I've received the link to submit my actual entries, so now I can transfer all this to the real place for it.  I abuse Blogger as a holding place.

Tales from the Sea by Alexander Flint. 

  • each short story is marginally interesting, but relies eavily on stereotypes-- characters are not fleshed out.
  • illustrations at chapter beginnings are very poor.  even well done, they wouldn't have added anything.
  • with full-length nonfiction "confessions" from hotel staff and airline attendants currently and recently popular, I can see why someone decided to write this.  But nonfiction would have been more engaging.  If the author was determined to go with fiction, it would have helped the stories if they overlapped in some way, shared periphery characters or were presented in chronological order.  And why make the whole thing so short?  The length of a proper novel would have given time to introduce and explore characters; with characters from different backgrounds and parts of the world meeting on a cruise ship, several chapters begin by jumping between characters to relate their separate stories before they meet.  This gives it a very poor flow.

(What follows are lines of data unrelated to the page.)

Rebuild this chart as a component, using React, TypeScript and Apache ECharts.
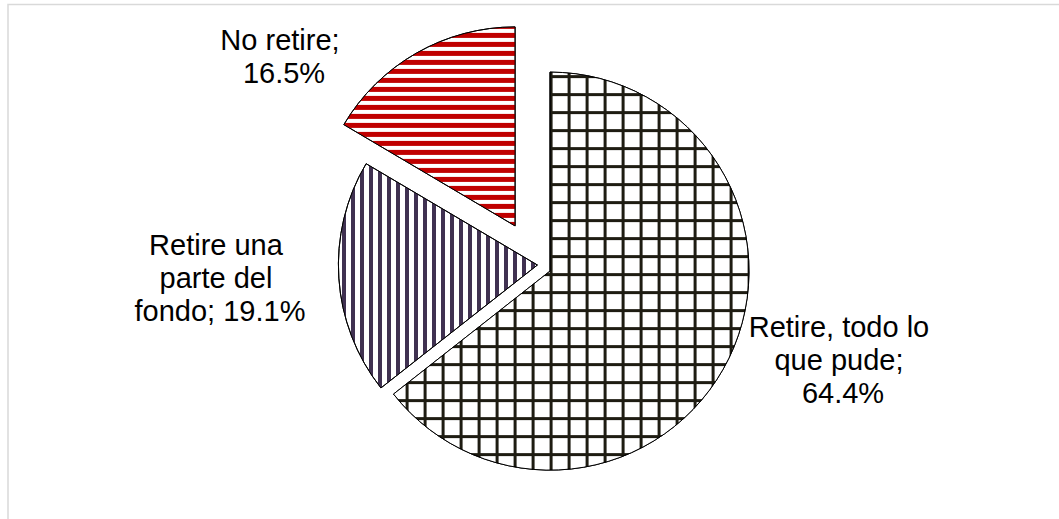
import React, { useEffect, useRef } from 'react';
import * as echarts from 'echarts';

// ---- data ----
const categories: string[] = ['Retire, todo lo que pude', 'Retire una parte del fondo', 'No retire'];
const values: number[] = [64.4, 19.1, 16.5];

// ---- presentation ----
const explode = [14, 0, 45];
const fills = ['#1e1c12', '#ffffff', '#ffffff'];
const decals = [
  { color: '#ffffff', dashArrayX: [14.5, 2.5], dashArrayY: [14.5, 2.5] },
  { color: '#403151', dashArrayX: [4, 4.5], dashArrayY: [1, 0] },
  { color: '#c00000', dashArrayX: [1, 0], dashArrayY: [4.5, 4] },
];
const labelWidths = [192, 182, 132];
const labelPos: [number, number][] = [[843, 360], [220, 278], [284, 56]];

export default function App() {
  const ref = useRef<HTMLDivElement>(null);
  useEffect(() => {
    if (!ref.current) return;
    const chart = echarts.init(ref.current, undefined, { renderer: 'svg' });
    const total = values.reduce((a, b) => a + b, 0);
    const series = values.map((_, k) => ({
      type: 'pie',
      center: [537.4, 265],
      radius: 199,
      startAngle: 90,
      clockwise: true,
      selectedMode: 'multiple',
      selectedOffset: explode[k],
      silent: true,
      emphasis: { disabled: true },
      avoidLabelOverlap: false,
      labelLine: { show: false },
      label: { show: false },
      z: 2,
      data: categories.map((name, i) =>
        i === k
          ? {
              name,
              value: values[i],
              selected: explode[k] > 0,
              itemStyle: {
                color: fills[i],
                borderColor: '#000000',
                borderWidth: 1,
                decal: { symbol: 'rect', symbolSize: 1, ...decals[i] },
              },
            }
          : {
              name,
              value: values[i],
              itemStyle: { color: 'rgba(0,0,0,0)', borderWidth: 0 },
            }
      ),
    }));
    const labels = categories.map((name, i) => ({
      type: 'text',
      silent: true,
      z: 10,
      x: labelPos[i][0],
      y: labelPos[i][1],
      style: {
        text: `${name}; ${((values[i] / total) * 100).toFixed(1)}%`,
        width: labelWidths[i],
        overflow: 'break',
        fontFamily: '"Liberation Sans", Arial, sans-serif',
        fontSize: 29,
        lineHeight: 33,
        fill: '#000000',
        align: 'center',
        verticalAlign: 'middle',
      },
    }));
    chart.setOption({
      animation: false,
      backgroundColor: '#ffffff',
      graphic: [
        {
          type: 'rect',
          silent: true,
          z: -10,
          shape: { x: 8, y: 4.5, width: 1300, height: 800 },
          style: { fill: 'none', stroke: '#d9d9d9', lineWidth: 1.5 },
        },
        ...labels,
      ],
      series,
    } as any);
    return () => chart.dispose();
  }, []);
  return (
    <div
      ref={ref}
      style={{ position: 'fixed', left: 0, top: 0, width: 1059, height: 519, background: '#fff' }}
    />
  );
}
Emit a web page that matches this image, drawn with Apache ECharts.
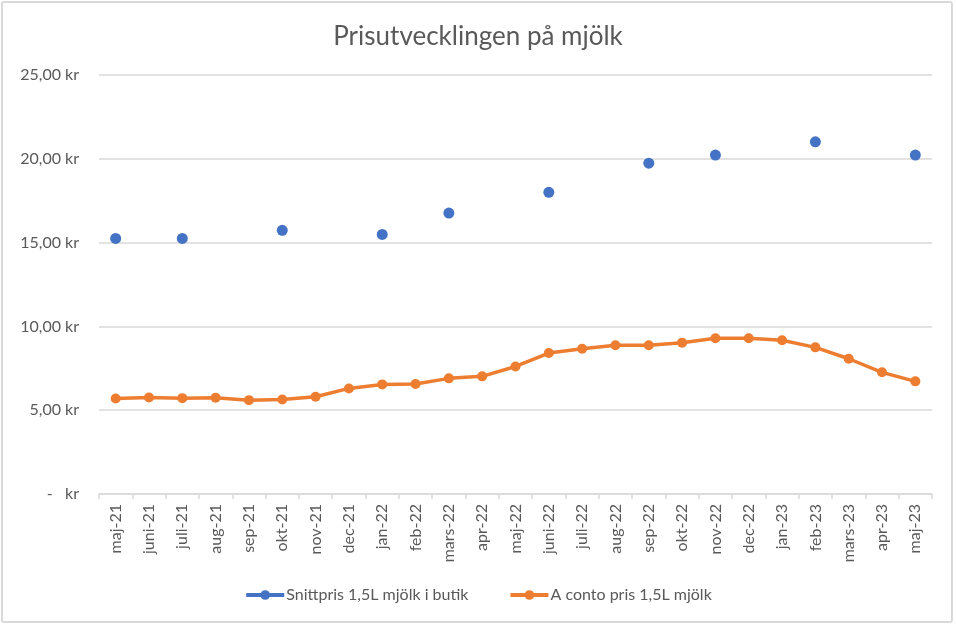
<!DOCTYPE html>
<html>
<head>
<meta charset="utf-8">
<script src="https://cdn.jsdelivr.net/npm/echarts@6/dist/echarts.min.js"></script>
<style>
html,body{margin:0;padding:0;background:#fff;}
#frame{position:absolute;left:1px;top:1px;width:952px;height:622px;border:2px solid #d9d9d9;border-radius:3px;box-sizing:border-box;}
#chart{position:absolute;left:0;top:0;width:956px;height:626px;}
</style>
</head>
<body>
<div id="frame"></div>
<div id="chart"></div>
<script>
var categories = ["maj-21","juni-21","juli-21","aug-21","sep-21","okt-21","nov-21","dec-21","jan-22","feb-22","mars-22","apr-22","maj-22","juni-22","juli-22","aug-22","sep-22","okt-22","nov-22","dec-22","jan-23","feb-23","mars-23","apr-23","maj-23"];
var butikPris = [15.25,null,15.25,null,null,15.73,null,null,15.49,null,16.76,null,null,18.0,null,null,19.74,null,20.22,null,null,21.01,null,null,20.22];
var acontoPris = [5.70,5.76,5.72,5.74,5.60,5.64,5.80,6.30,6.54,6.56,6.90,7.02,7.61,8.41,8.67,8.87,8.87,9.03,9.29,9.29,9.17,8.75,8.07,7.26,6.72];
var seriesNames = ["Snittpris 1,5L mjölk i butik","A conto pris 1,5L mjölk"];
var titleText = "Prisutvecklingen på mjölk";

var font = "Lato, 'Open Sans', sans-serif";
var chart = echarts.init(document.getElementById('chart'), null, {renderer:'canvas'});
chart.setOption({
  animation:false,
  backgroundColor:'transparent',
  title:{text:titleText,left:'center',top:19,textStyle:{fontFamily:font,fontSize:26,fontWeight:'normal',color:'#595959'}},
  grid:{left:99,right:24,top:75,bottom:132},
  legend:{
    bottom:18,left:'center',itemGap:40,itemWidth:38,itemHeight:12,
    lineStyle:{width:4},
    textStyle:{fontFamily:font,fontSize:16,color:'#595959',padding:[0,0,0,-3]},
    data:seriesNames
  },
  xAxis:{
    type:'category',data:categories,boundaryGap:true,
    axisLine:{lineStyle:{color:'#d9d9d9',width:1.5}},
    axisTick:{show:true,length:5,lineStyle:{color:'#d9d9d9',width:1.5}},
    axisLabel:{rotate:90,margin:10,interval:0,fontFamily:font,fontSize:16,color:'#595959'}
  },
  yAxis:{
    type:'value',min:0,max:25,interval:5,
    axisLine:{show:false},axisTick:{show:false},
    splitLine:{lineStyle:{color:'#d9d9d9',width:1.5}},
    axisLabel:{margin:20,fontFamily:font,fontSize:16,color:'#595959',
      formatter:function(v){return v===0?'-   kr':v.toFixed(2).replace('.',',')+' kr';}}
  },
  series:[
    {name:seriesNames[0],type:'line',data:butikPris,connectNulls:false,
     symbol:'circle',symbolSize:11,showAllSymbol:true,
     itemStyle:{color:'#4472C4'},lineStyle:{color:'#4472C4',width:3.5}},
    {name:seriesNames[1],type:'line',data:acontoPris,
     symbol:'circle',symbolSize:10,showAllSymbol:true,
     itemStyle:{color:'#ED7D31'},lineStyle:{color:'#ED7D31',width:3.5}}
  ]
});
</script>
</body>
</html>
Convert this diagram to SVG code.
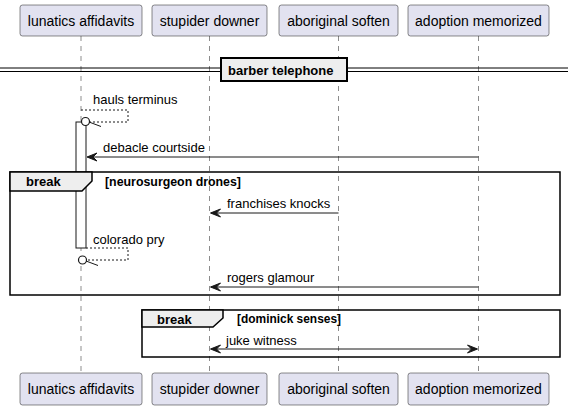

The Foot Soldier by Mark Rubinstein.
  • note from the librarian in me: books this size [it's a "novella"] are generally a bad idea-- it will get lost on the shelf, be impossible to find, get shoved around, fall between or behind things, and generally get bullied by the hardcovers.  if you can't fit a spine label on the actual spine, it's too small.  perhaps combine with other works by the author or stories of similar topic into an anthology.
  • a tired simile in each of the first two sentences of the book?  not a good start.
  • I have to wonder, why write this story?  it doesn't give background or explain slang or acronyms so it must be for people who read inside the genre.  but there isn't anything particularly special about the story or character, so why would genre readers choose it?  the main supporting characters are flat, there's nothing out of the ordinary that happens.  as a short story in part of a collection, it could be ok, but it certainly doesn't stand by itself.
Ambition by Stephen Maitland-Lewis. Is the point of characters such as these to make the reader dislike them intensely, so we are invested in the book to see them all get their comeuppance?  The characters aren't bad enough for that, but they are spoiled enough that any growth seems unrealistic.  An unremarkable story.